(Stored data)
----

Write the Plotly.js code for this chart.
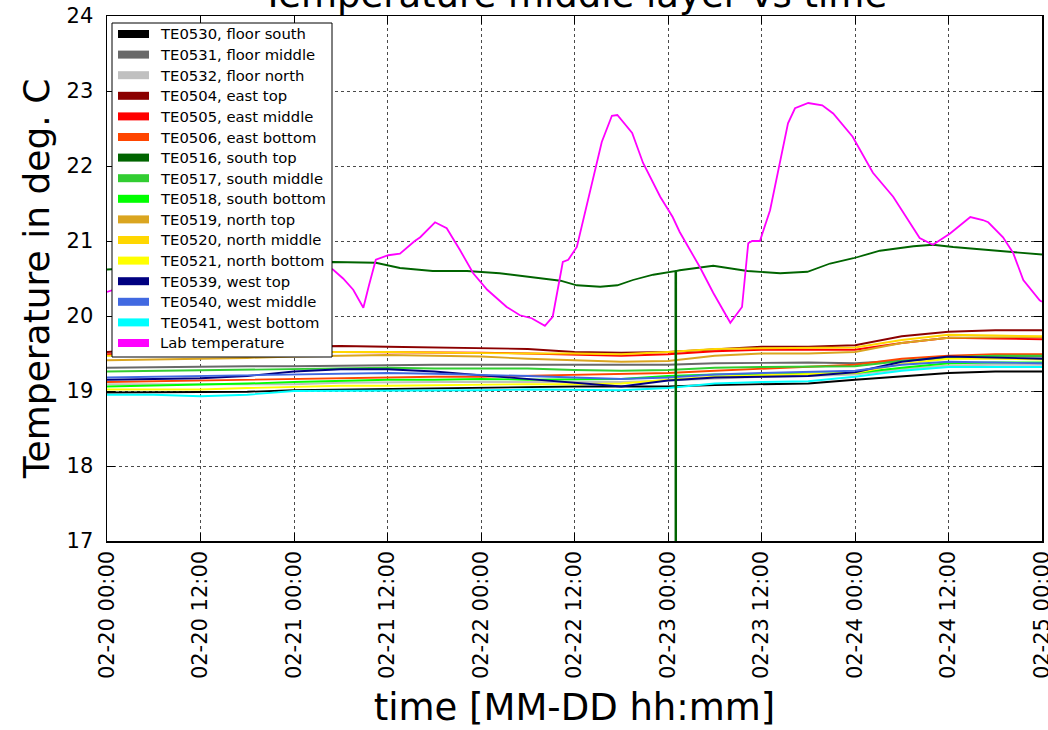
<!DOCTYPE html>
<html>
<head>
<meta charset="utf-8">
<script src="https://cdn.plot.ly/plotly-3.0.1.min.js"></script>
<style>
  html, body { margin: 0; padding: 0; background: #ffffff; }
  #chart { width: 1048px; height: 730px; }
</style>
</head>
<body>
<div id="chart"></div>
<script>
// Start of the logging period; all sample times below are hours after it.
const START = '2017-02-20T00:00:00Z';

// Sensor readings on a 6-hourly grid (hours after START).
const sensorHours = [0, 6, 12, 18, 24, 30, 36, 42, 48, 54, 60, 66, 72, 78, 84, 90, 96, 102, 108, 114, 120];

const te0530 = [18.98, 18.98, 18.98, 18.99, 19.01, 19.02, 19.02, 19.03, 19.04, 19.05, 19.06, 19.06, 19.06, 19.08, 19.09, 19.10, 19.15, 19.19, 19.24, 19.26, 19.26];
const te0531 = [19.31, 19.32, 19.32, 19.33, 19.33, 19.34, 19.35, 19.35, 19.35, 19.35, 19.35, 19.35, 19.35, 19.37, 19.38, 19.38, 19.37, 19.41, 19.44, 19.46, 19.46];
const te0532 = [19.09, 19.09, 19.10, 19.10, 19.09, 19.11, 19.12, 19.12, 19.12, 19.12, 19.12, 19.12, 19.14, 19.17, 19.19, 19.20, 19.22, 19.29, 19.34, 19.35, 19.35];
const te0504 = [19.52, 19.56, 19.58, 19.59, 19.60, 19.60, 19.59, 19.58, 19.57, 19.56, 19.52, 19.51, 19.52, 19.56, 19.59, 19.59, 19.61, 19.73, 19.79, 19.81, 19.81];
const te0505 = [19.49, 19.50, 19.51, 19.52, 19.52, 19.52, 19.52, 19.51, 19.51, 19.50, 19.49, 19.47, 19.49, 19.53, 19.55, 19.55, 19.55, 19.64, 19.71, 19.70, 19.69];
const te0506 = [19.12, 19.13, 19.15, 19.16, 19.17, 19.18, 19.18, 19.19, 19.19, 19.20, 19.21, 19.22, 19.24, 19.27, 19.30, 19.32, 19.35, 19.43, 19.47, 19.49, 19.49];
const te0517 = [19.26, 19.27, 19.27, 19.28, 19.30, 19.30, 19.31, 19.30, 19.30, 19.30, 19.28, 19.27, 19.28, 19.31, 19.32, 19.32, 19.33, 19.40, 19.45, 19.47, 19.47];
const te0518 = [19.06, 19.07, 19.08, 19.10, 19.12, 19.14, 19.15, 19.15, 19.16, 19.15, 19.15, 19.16, 19.20, 19.22, 19.22, 19.23, 19.24, 19.31, 19.37, 19.38, 19.38];
const te0519 = [19.41, 19.42, 19.42, 19.44, 19.46, 19.47, 19.48, 19.47, 19.46, 19.43, 19.41, 19.39, 19.40, 19.47, 19.50, 19.50, 19.52, 19.64, 19.71, 19.72, 19.72];
const te0520 = [19.47, 19.49, 19.50, 19.51, 19.52, 19.52, 19.52, 19.51, 19.50, 19.50, 19.50, 19.49, 19.52, 19.56, 19.57, 19.57, 19.58, 19.68, 19.75, 19.74, 19.73];
const te0521 = [19.02, 19.02, 19.02, 19.04, 19.06, 19.07, 19.07, 19.08, 19.09, 19.09, 19.09, 19.10, 19.15, 19.19, 19.21, 19.22, 19.24, 19.36, 19.43, 19.43, 19.42];
const te0539 = [19.15, 19.16, 19.17, 19.20, 19.26, 19.29, 19.29, 19.26, 19.21, 19.16, 19.12, 19.06, 19.14, 19.18, 19.19, 19.20, 19.25, 19.39, 19.46, 19.45, 19.43];
const te0540 = [19.18, 19.19, 19.19, 19.20, 19.21, 19.23, 19.24, 19.23, 19.22, 19.20, 19.18, 19.16, 19.18, 19.22, 19.24, 19.25, 19.27, 19.35, 19.39, 19.38, 19.37];
const te0541 = [18.95, 18.95, 18.93, 18.95, 19.00, 19.00, 19.00, 19.00, 19.01, 19.02, 19.02, 19.01, 19.04, 19.10, 19.12, 19.13, 19.19, 19.27, 19.32, 19.32, 19.32];

// TE0516 (south top) has its own sample times; it includes one dropout reading.
const te0516Hours = [0, 6, 12, 18, 24, 29.0, 34.5, 37.6, 41.8, 46.2, 50.4, 54.6, 58.2, 60.3, 63.3, 65.5, 67.5, 70.1, 72.7, 72.95, 73.0, 73.05, 73.5, 77.8, 82.2, 86.4, 89.9, 92.8, 95.8, 99.2, 103.5, 106.0, 108.6, 112.0, 115.5, 120];
const te0516 = [20.62, 20.66, 20.69, 20.71, 20.72, 20.72, 20.71, 20.64, 20.60, 20.60, 20.57, 20.52, 20.47, 20.41, 20.39, 20.41, 20.48, 20.55, 20.59, 20.60, 0.0, 20.60, 20.61, 20.67, 20.60, 20.57, 20.59, 20.70, 20.77, 20.87, 20.93, 20.95, 20.92, 20.89, 20.85, 20.82];

// Lab air temperature.
const labHours = [0, 3, 6, 9, 12, 15, 18, 21, 24, 27, 29.0, 30.3, 31.6, 32.9, 33.6, 34.5, 36.1, 37.6, 39.5, 40.2, 42.1, 43.6, 45.3, 47.0, 48.8, 51.3, 53.0, 54.5, 56.2, 57.2, 58.5, 59.2, 60.3, 62.0, 63.5, 64.8, 65.5, 67.4, 68.8, 71.0, 72.6, 73.5, 76.1, 77.8, 80.0, 81.5, 82.3, 82.8, 83.8, 85.1, 86.4, 87.4, 88.3, 90.0, 91.8, 93.2, 95.7, 98.3, 100.9, 104.3, 106.0, 108.2, 110.8, 112.4, 113.1, 115.0, 116.3, 117.6, 119.7, 120];
const labTemp = [20.32, 20.42, 20.55, 20.68, 20.78, 20.85, 20.88, 20.86, 20.80, 20.70, 20.62, 20.50, 20.35, 20.11, 20.40, 20.75, 20.81, 20.83, 21.00, 21.05, 21.25, 21.17, 20.88, 20.57, 20.35, 20.12, 20.01, 19.97, 19.87, 19.99, 20.72, 20.75, 20.92, 21.68, 22.32, 22.67, 22.68, 22.44, 22.04, 21.59, 21.32, 21.12, 20.65, 20.31, 19.91, 20.12, 20.97, 21.00, 21.00, 21.41, 22.04, 22.57, 22.77, 22.84, 22.81, 22.70, 22.39, 21.91, 21.59, 21.04, 20.95, 21.10, 21.32, 21.28, 21.25, 21.05, 20.84, 20.48, 20.21, 20.19];

// Legend order, labels and colours.
const seriesNames = [
  'TE0530, floor south', 'TE0531, floor middle', 'TE0532, floor north',
  'TE0504, east top', 'TE0505, east middle', 'TE0506, east bottom',
  'TE0516, south top', 'TE0517, south middle', 'TE0518, south bottom',
  'TE0519, north top', 'TE0520, north middle', 'TE0521, north bottom',
  'TE0539, west top', 'TE0540, west middle', 'TE0541, west bottom',
  'Lab temperature'
];
const seriesColors = [
  '#000000', '#696969', '#c0c0c0',
  '#8b0000', '#ff0000', '#ff4500',
  '#006400', '#32cd32', '#00ff00',
  '#daa520', '#ffd700', '#ffff00',
  '#000080', '#4169e1', '#00ffff',
  '#ff00ff'
];

const baseMs = Date.parse(START);
function stamp(h) {
  return new Date(baseMs + h * 3600000).toISOString().slice(0, 19).replace('T', ' ');
}
const sensorTimes = sensorHours.map(stamp);

const seriesData = [
  [sensorTimes, te0530], [sensorTimes, te0531], [sensorTimes, te0532],
  [sensorTimes, te0504], [sensorTimes, te0505], [sensorTimes, te0506],
  [te0516Hours.map(stamp), te0516], [sensorTimes, te0517], [sensorTimes, te0518],
  [sensorTimes, te0519], [sensorTimes, te0520], [sensorTimes, te0521],
  [sensorTimes, te0539], [sensorTimes, te0540], [sensorTimes, te0541],
  [labHours.map(stamp), labTemp]
];

// Drawing order: sensor cluster first, then south top (with its dropout spike), lab on top.
const drawOrder = [0, 1, 2, 3, 4, 5, 7, 8, 9, 10, 11, 12, 13, 14, 6, 15];

const traces = drawOrder.map(function (i) {
  return {
    type: 'scatter', mode: 'lines', name: seriesNames[i],
    x: seriesData[i][0], y: seriesData[i][1],
    line: { color: seriesColors[i], width: 1.8 },
    hoverinfo: 'skip'
  };
});

// Plot-area geometry in pixels, used to place the boxed legend.
const PLOT = { left: 107, right: 1042, top: 16, bottom: 541 };
const px2x = function (px) { return (px - PLOT.left) / (PLOT.right - PLOT.left); };
const px2y = function (py) { return (PLOT.bottom - py) / (PLOT.bottom - PLOT.top); };

const LEG = { left: 112, right: 332, top: 23, bottom: 357, firstRow: 34, rowStep: 20.6,
              swatchL: 118, swatchR: 149, swatchH: 8, textX: 159 };

const shapes = [{
  type: 'rect', xref: 'paper', yref: 'paper', layer: 'above',
  x0: px2x(LEG.left), x1: px2x(LEG.right), y0: px2y(LEG.bottom), y1: px2y(LEG.top),
  fillcolor: '#ffffff', line: { color: '#000000', width: 1 }
}];
const annotations = [];
seriesNames.forEach(function (name, i) {
  const cy = LEG.firstRow + i * LEG.rowStep;
  shapes.push({
    type: 'rect', xref: 'paper', yref: 'paper', layer: 'above',
    x0: px2x(LEG.swatchL), x1: px2x(LEG.swatchR),
    y0: px2y(cy + LEG.swatchH / 2), y1: px2y(cy - LEG.swatchH / 2),
    fillcolor: seriesColors[i], line: { width: 0 }
  });
  annotations.push({
    xref: 'paper', yref: 'paper', x: px2x(LEG.textX), y: px2y(cy),
    xanchor: 'left', yanchor: 'middle', showarrow: false, borderpad: 0,
    text: name, font: { family: 'DejaVu Sans, Verdana, sans-serif', size: 14.8, color: '#000000' }
  });
});

const FONT = 'DejaVu Sans, Verdana, sans-serif';

const layout = {
  width: 1048, height: 730,
  margin: { l: 107, r: 6, t: 16, b: 189, pad: 0 },
  paper_bgcolor: '#ffffff', plot_bgcolor: '#ffffff',
  font: { family: FONT, color: '#000000' },
  showlegend: false,
  title: {
    text: 'Temperature middle layer vs time',
    font: { family: FONT, size: 37, color: '#000000' },
    xref: 'paper', x: 0.5, xanchor: 'center',
    yref: 'container', y: 1 - 7 / 730, yanchor: 'bottom'
  },
  xaxis: {
    type: 'date',
    range: [stamp(0), stamp(120)],
    tick0: stamp(0), dtick: 43200000,
    tickformat: '%m-%d %H:%M',
    tickangle: -90,
    ticklabeloverflow: 'allow',
    tickfont: { family: FONT, size: 21, color: '#000000' },
    ticks: 'inside', ticklen: 8, tickwidth: 1, tickcolor: '#000000',
    showline: true, linecolor: '#000000', linewidth: 1.5, mirror: 'ticks',
    showgrid: true, gridcolor: '#4a4a4a', gridwidth: 1, griddash: 'dot',
    zeroline: false, automargin: false,
    title: { text: 'time [MM-DD hh:mm]', font: { family: FONT, size: 37, color: '#000000' }, standoff: 16 }
  },
  yaxis: {
    range: [17, 24], dtick: 1, tick0: 17,
    tickfont: { family: FONT, size: 21, color: '#000000' },
    ticks: 'inside', ticklen: 8, tickwidth: 1, tickcolor: '#000000',
    ticklabelstandoff: 8,
    showline: true, linecolor: '#000000', linewidth: 1.5, mirror: 'ticks',
    showgrid: true, gridcolor: '#4a4a4a', gridwidth: 1, griddash: 'dot',
    zeroline: false, automargin: false,
    title: { text: 'Temperature in deg. C', font: { family: FONT, size: 36, color: '#000000' }, standoff: 6 }
  },
  shapes: shapes,
  annotations: annotations
};

Plotly.newPlot('chart', traces, layout, { displayModeBar: false, staticPlot: true });
</script>
</body>
</html>
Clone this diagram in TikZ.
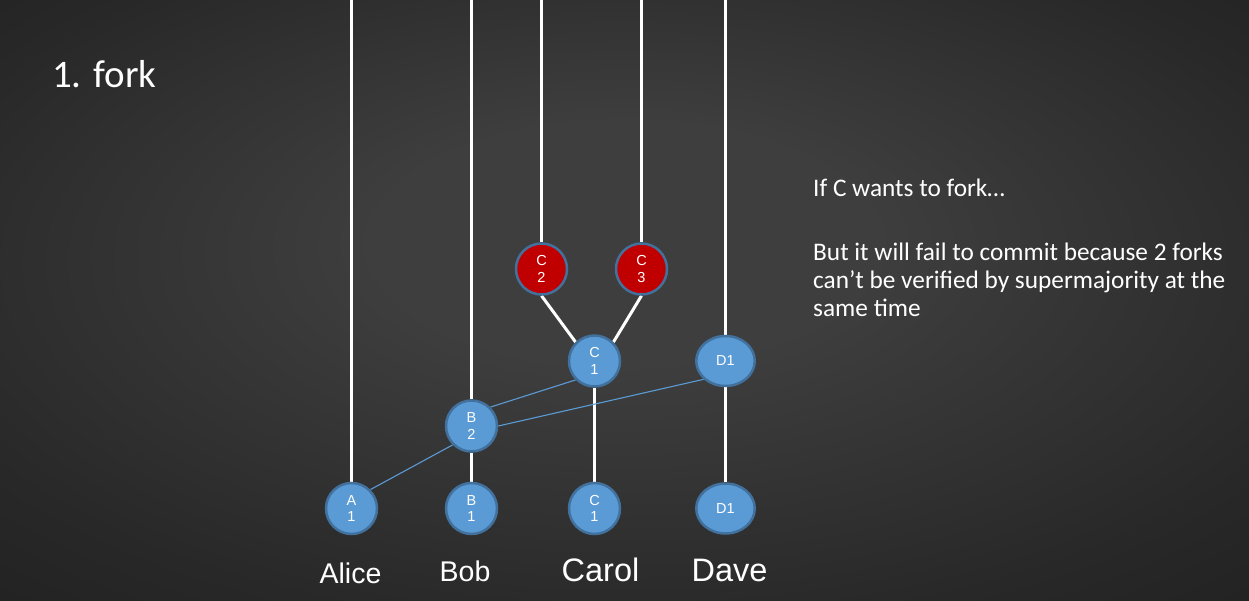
\documentclass[tikz,border=0pt]{standalone}
\usepackage{fontspec}
\setmainfont{Liberation Sans}
\newfontfamily\calibri{Carlito}
\usetikzlibrary{shapes.geometric}
\pgfdeclarelayer{bg}
\pgfsetlayers{bg,main}
\definecolor{nodefill}{HTML}{5B9BD5}
\definecolor{nodeborder}{HTML}{41719C}
\definecolor{forkred}{HTML}{C00000}
\definecolor{bgin}{RGB}{62,62,62}
\definecolor{bgmid}{RGB}{40,40,40}
\definecolor{bgout}{RGB}{24,24,24}
\pgfdeclareradialshading{bgshade}{\pgfpoint{0bp}{6bp}}{color(0bp)=(bgin); color(10bp)=(bgin); color(30bp)=(bgmid); color(50bp)=(bgout)}
\begin{document}
\begin{tikzpicture}[x=1pt,y=-1pt,
  ev/.style={circle, draw=nodeborder, line width=2.5pt, fill=nodefill, text=white,
    minimum size=51pt, inner sep=0pt, align=center,
    font=\fontsize{14.5}{16.7}\selectfont},
  fk/.style={ev, fill=forkred},
  evd/.style={ellipse, draw=nodeborder, line width=2.5pt, fill=nodefill, text=white,
    minimum width=58.5pt, minimum height=50pt, inner sep=0pt,
    font=\fontsize{14.5}{16.7}\selectfont},
  chain/.style={draw=white, line width=3pt},
  gossip/.style={draw=nodefill, line width=1.1pt},
  lblsmall/.style={text=white, anchor=base, inner sep=0pt, font=\fontsize{28.5}{34}\selectfont},
  lblbig/.style={text=white, anchor=base, inner sep=0pt, font=\fontsize{32.5}{38}\selectfont},
  note/.style={text=white, anchor=base west, inner sep=0pt, align=left,
    font=\calibri\fontsize{25.3}{28}\selectfont}
]
\useasboundingbox (0,0) rectangle (1249,601);
\begin{pgfonlayer}{bg}
  \path[shading=bgshade] (0,0) rectangle (1249,601);
\end{pgfonlayer}
\coordinate (top) at (0,0);

% nodes
\node[ev]  (A1)  at (351.5,508.5) {A\\1};
\node[ev]  (B1)  at (471.5,508.5) {B\\1};
\node[ev]  (C1l) at (594.5,508.5) {C\\1};
\node[evd] (D1l) at (725.5,508.5) {D1};
\node[ev]  (B2)  at (471.5,426) {B\\2};
\node[ev]  (C1u) at (594.5,361) {C\\1};
\node[evd] (D1u) at (725.5,361) {D1};
\node[fk]  (C2)  at (541.5,269) {C\\2};
\node[fk]  (C3)  at (641.5,269) {C\\3};

% connectors
\begin{pgfonlayer}{bg}
  \draw[chain] (A1.north) -- (A1.north |- top);
  \draw[chain] (B2.north) -- (B2.north |- top);
  \draw[chain] (B1.north) -- (B2.south);
  \draw[chain] (C2.north) -- (C2.north |- top);
  \draw[chain] (C3.north) -- (C3.north |- top);
  \draw[chain] (D1u.north) -- (D1u.north |- top);
  \draw[chain] (D1l.north) -- (D1u.south);
  \draw[chain] (C1l.north) -- (C1u.south);
  \draw[chain] (C2.south) -- (C1u.135);
  \draw[chain] (C3.south) -- (C1u.45);
  \draw[gossip] (A1.45) -- (B2.225);
  \draw[gossip] (B2.45) -- (C1u.225);
  \draw[gossip] (B2.east) -- (D1u.220);
\end{pgfonlayer}

% labels
\node[lblsmall] (alice) at (350.5,583) {Alice};
\node[lblsmall] (bob)   at (465,581) {Bob};
\node[lblbig]   (carol) at (600.5,581) {Carol};
\node[lblbig]   (dave)  at (729.5,581) {Dave};

\node[text=white, anchor=base west, inner sep=0pt, font=\calibri\fontsize{39}{47}\selectfont]
  (title) at (52,88) {1. fork};

\node[note] (note1) at (813,196.7) {If C wants to fork…};
\node[note] (note2) at (813,316.7) {But it will fail to commit because 2 forks\\can’t be verified by supermajority at the\\same time};
\end{tikzpicture}
\end{document}
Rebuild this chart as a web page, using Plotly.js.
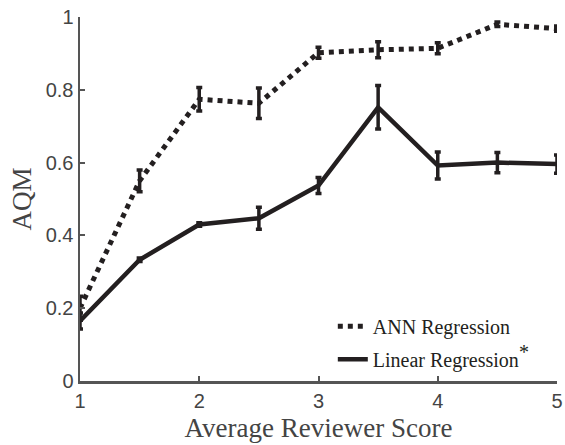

----

Problem statement ▸ Repeat, exactly and in full, each line from the start of the data to the line that contains "108, 114, 120];". Pictures do not go in.

Complete answer ▸
Write the Plotly.js code for this chart.
<!DOCTYPE html>
<html>
<head>
<meta charset="utf-8">
<script src="https://cdn.plot.ly/plotly-3.0.1.min.js"></script>
<style>
  html, body { margin: 0; padding: 0; background: #ffffff; }
  #chart { width: 1048px; height: 730px; }
</style>
</head>
<body>
<div id="chart"></div>
<script>
// Start of the logging period; all sample times below are hours after it.
const START = '2017-02-20T00:00:00Z';

// Sensor readings on a 6-hourly grid (hours after START).
const sensorHours = [0, 6, 12, 18, 24, 30, 36, 42, 48, 54, 60, 66, 72, 78, 84, 90, 96, 102, 108, 114, 120];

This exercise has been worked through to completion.